CoRL 2020 Presentation
Abstract
To achieve high-levels of autonomy, modern robots require the ability to detect and recover from anomalies and failures with minimal human supervision. Multi-modal sensor signals could provide more information for such anomaly detection tasks; however, the fusion of high-dimensional and heterogeneous sensor modalities remains a challenging problem. We propose a deep learning neural network: supervised variational autoencoder (SVAE), for failure identification in unstructured and uncertain environments. Our model leverages the representational power of VAE to extract robust features from high-dimensional inputs for supervised learning tasks. The training objective unifies the generative model and the discriminative model, thus making the learning a one-stage procedure. Our experiments on real field robot data demonstrate superior failure identification performance than baseline methods, and that our model learns interpretable representations.
Motivation
How do we enable field robots to identify failures automatically in highly uncertain field environments?
What is an efficient way of fusing high-dimensional and heterogeneous sensor modalities in robotic applications?
TerraSentia Robot
Row Collision
Untraversable Obstacle
Traversable Obstacle
Supervised Variational Autoencoder (SVAE)
Our proposed model for failure detection task, in our case a multi-class classification task.
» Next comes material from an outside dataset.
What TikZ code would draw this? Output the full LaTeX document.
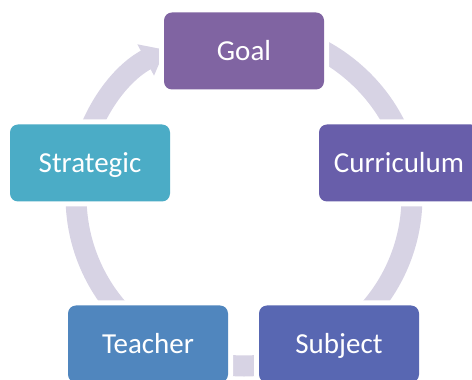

Left: The high-dimentional inputs are projected onto a latent space to extract features. The classifier makes an inference based on the compressed representation of the high-dimensional data and other low-dimentional data. Right: The VAE is combined with a classifier during training time. The joint trainig of the generative and discriminative model guides SVAEs to learn robust and representative features of high-dimensional inputs, leading to an improved classification performance compared to the baselines.
SVAEs are not specific to anomaly detection tasks, but can be applied to more general classification problems where the input consists of a high-dimensional modality and a low-dimensional modality. SVAEs can also be used in the context of unimodal inputs by removing the low-dimensional inputs from the classifier input layer.
Demo on Real Robot Data
Failure modes explanation:
untvbl: untraversable obstacles
tvbl: traversable obstacles
row_coll: row collision
Experiments: Quantitative Results
Classification results of robot failures on real robot data with different models. The average accuracy is reported over all types of cases that the robot encountered during experiments. All four baselines, along with the SVAE, are evaluated with randomly initialized weights over 10 runs.
Experiments: Qualitative Results
After training, with only two numbers representing the original point cloud of dimension 1080, the decoder can still manage to reconstruct reasonable results.
Furthermore, the SVAE learns interpretable latent space:
z1: how wide the robot's front view is
z2: the orientation of the crop rows